Experts at Sotheby’s said that the painting is an example of Uccello’s signature style. “His great interest in the use and development of linear perspective exemplifies the spirit of enquiry that characterizes the ‘rebirth’ of painting in Tuscany in the 15th Century,” Alexander Bell, co-chairman of Sotheby’s Old Master paintings department, said in a statement to Art Market Monitor. “This current work, Battle on the Banks of a River, originally formed part of a cassone—a magnificently decorated marriage chest that would likely have been given as a dowry.” Bell noted it is the only example by the artist of its kind to come to market. The work carries an estimated value of £600,000–£800,000 ($772,500–$1.03 million).
The Uccello work is listed in the German Lost Art Foundation registry. Measuring 20 inches tall by 67 inches wide, the tempera and gold painting features two warring armies separated by a river in a pre-battle scene.

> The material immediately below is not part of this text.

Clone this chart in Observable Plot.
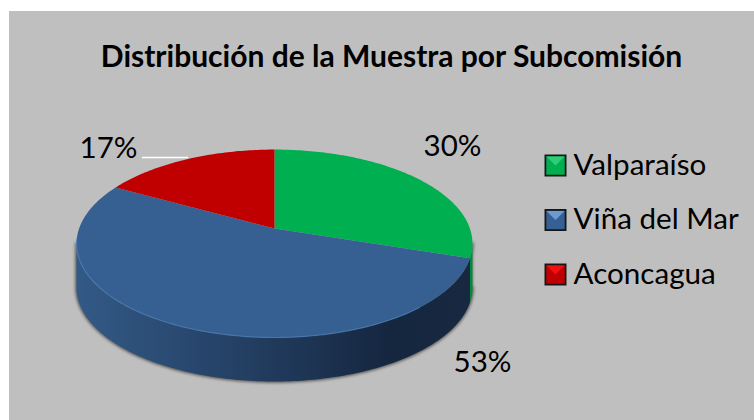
<!DOCTYPE html>
<html lang="es">
<head>
<meta charset="utf-8">
<script src="https://cdn.jsdelivr.net/npm/d3@7"></script>
<script src="https://cdn.jsdelivr.net/npm/@observablehq/plot@0.6"></script>
<style>
html,body{margin:0;padding:0;background:#fff;}
#panel{position:absolute;left:9px;top:11px;width:745px;height:409px;background:#bfbfbf;overflow:hidden;}
svg{display:block;}
</style>
</head>
<body>
<div id="panel"></div>
<script>
const titleText = "Distribución de la Muestra por Subcomisión";
const categories = ["Valparaíso", "Viña del Mar", "Aconcagua"];
const shares = [30, 53, 17];
const colors = ["#00b050", "#366092", "#c00000"];
const lightColors = ["#30cc78", "#6d9ad0", "#f01010"];
const darkColors = ["#00a850", "#366092", "#c00000"];

// Pie geometry (perspective view of a disc) in page pixels
const cx = 274, cy = 243, R = 195.4, A = 93.96, B = -15, C = -0.16, depth = 44;
const project = (theta, drop = 0) => {
  const u = Math.sin(theta), v = -Math.cos(theta), w = 1 + C * v;
  return {x: cx + R * u / w, y: cy + (A * v + B) / w + drop};
};
const arcPts = (a, b, drop = 0) => {
  const n = Math.max(2, Math.ceil(Math.abs(b - a) * 60));
  return d3.range(n + 1).map(i => project(a + (b - a) * i / n, drop));
};
const pie = d3.pie().sort(null)(shares);
const faces = pie.flatMap((s, i) =>
  [{x: cx, y: cy + B}, ...arcPts(s.startAngle, s.endAngle)].map(p => ({...p, name: categories[i]}))
);
// Visible wall runs between the two horizontal extremes of the disc
const thetaR = Math.acos(C), thetaL = 2 * Math.PI - thetaR;
const wall = (a, b) => [...arcPts(a, b), ...arcPts(b, a, depth)];
const wallGreen = wall(thetaR, pie[0].endAngle);
const wallBlue = wall(pie[1].startAngle, thetaL);
const rim = arcPts(thetaR + 0.7, thetaL + 0.05);
const shadow = [...arcPts(thetaR, thetaL, depth), ...arcPts(thetaL, thetaR)];

// Layout of the texts and legend
const labelLayout = [
  {text: "30%", x: 452, y: 146},
  {text: "53%", x: 482, y: 362},
  {text: "17%", x: 108, y: 148}
];
const leader = [{x: 142, y: 157}, {x: 187, y: 157}];
const legendX = 555, legendY = 165, legendStep = 54.5, half = 9;
const legendRows = categories.map((name, i) => ({name, x: legendX, y: legendY + i * legendStep, i}));
const swatchTops = legendRows.flatMap(r => [
  {x: r.x - half, y: r.y - half, name: r.name},
  {x: r.x + half, y: r.y - half, name: r.name},
  {x: r.x, y: r.y, name: r.name}
]);
const font = "Lato, 'Open Sans', sans-serif";

const defs = () => {
  const d = d3.create("svg:defs");
  const g = d.append("linearGradient").attr("id", "wallGrad").attr("x1", 0).attr("x2", 1).attr("y1", 0).attr("y2", 0);
  [[0, "#325a86"], [0.25, "#2a4a72"], [0.55, "#1f3757"], [0.8, "#15263f"], [1, "#17283f"]].forEach(([o, c]) =>
    g.append("stop").attr("offset", o).attr("stop-color", c));
  return d.node();
};

const chart = Plot.plot({
  width: 745, height: 409,
  marginTop: 0, marginRight: 0, marginBottom: 0, marginLeft: 0,
  style: {background: "transparent", fontFamily: font},
  x: {domain: [9, 754], range: [0, 745], axis: null},
  y: {domain: [11, 420], range: [0, 409], axis: null},
  color: {domain: categories, range: colors},
  marks: [
    defs,
    Plot.line(shadow, {x: "x", y: "y", fill: "#555", stroke: "#555", strokeWidth: 2.5, imageFilter: "blur(1.5px)"}),
    Plot.line(wallBlue, {x: "x", y: "y", fill: "url(#wallGrad)", stroke: "none"}),
    Plot.line(wallGreen, {x: "x", y: "y", fill: "#008a3e", stroke: "none"}),
    Plot.line(faces, {x: "x", y: "y", z: "name", fill: "name", stroke: "none"}),
    Plot.line(rim, {x: "x", y: "y", stroke: "#4f7fb5", strokeWidth: 1.2, strokeOpacity: 0.75, imageFilter: "blur(0.6px)"}),
    Plot.line(leader, {x: "x", y: "y", stroke: "#fff", strokeWidth: 1.5}),
    Plot.text(labelLayout, {x: "x", y: "y", text: "text", fontSize: 29.5, fill: "#000"}),
    Plot.text([titleText], {x: () => 391, y: () => 57, text: d => d, fontSize: 30, fontWeight: 700, fill: "#000"}),
    Plot.dot(legendRows, {x: "x", y: "y", symbol: "square", r: 12.4, fill: "#161616", stroke: "none"}),
    Plot.dot(legendRows, {x: "x", y: "y", symbol: "square", r: 10.4, fill: "name", stroke: "none"}),
    Plot.line(swatchTops, {x: "x", y: "y", z: "name", fill: d => lightColors[categories.indexOf(d.name)], stroke: "none"}),
    Plot.text(legendRows, {x: () => 573, y: "y", text: "name", textAnchor: "start", fontSize: 29.6, fill: "#000"})
  ]
});
document.getElementById("panel").append(chart);
</script>
</body>
</html>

The Florentine panel was last exhibited publicly at Amsterdam’s Stedelijk Museum in 1934 while in Gutmann’s collection, and to his purchase of the work in 1921, the work was last auctioned at the Hôtel Drouot house in Paris in March 1918 from the collection of Gauthier Villiers.

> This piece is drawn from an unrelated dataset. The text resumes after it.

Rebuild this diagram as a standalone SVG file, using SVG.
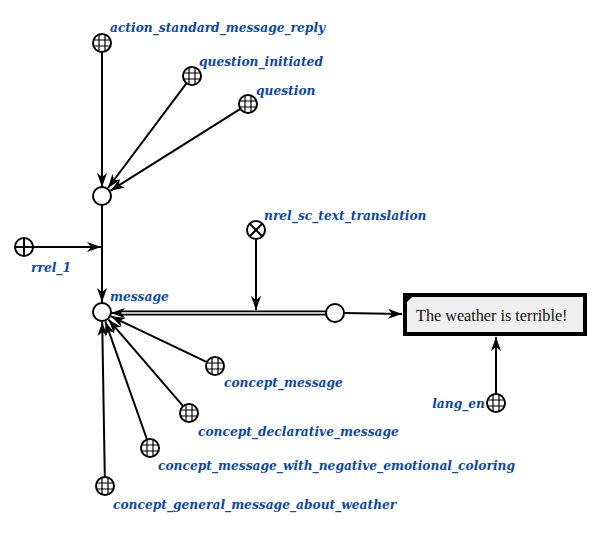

Goodman, the author of the 2015 book The Orpheus Clock, has been chronicling his quest to recover his family’s stolen art and has led a number of high-profile recoveries from his grandparent’s collection over the past three decades. In 1998, a settlement between the Gutmann heirs and the Art Institute of Chicago led to restored ownership of Edgar Degas’s Paysage Avec Fumée de Cheminées (Landscape With Smokestacks), which currently resides in the museum’s permanent collection. In 2010, the Zimmerli Art Museum at Rutgers returned a rare 16th-century portrait by German painter Hans Baldung Grien to the Gutmann heirs, who then sold it at Christie’s in 2011 for $218,500. Another work restituted to the Gutmman heirs, Lucas Cranach the Elder’s Portrait of John Frederick I, Elector of Saxony, sold at Christie’s in an Old Masters auction in April 2018 for $7.7 million, at more than 7 times its pre-sale low estimate of $1 million. The sale proceeds for the Uccello painting will be distributed among the Gutmann heirs and the consigning Italian family, Goodman told the Guardian.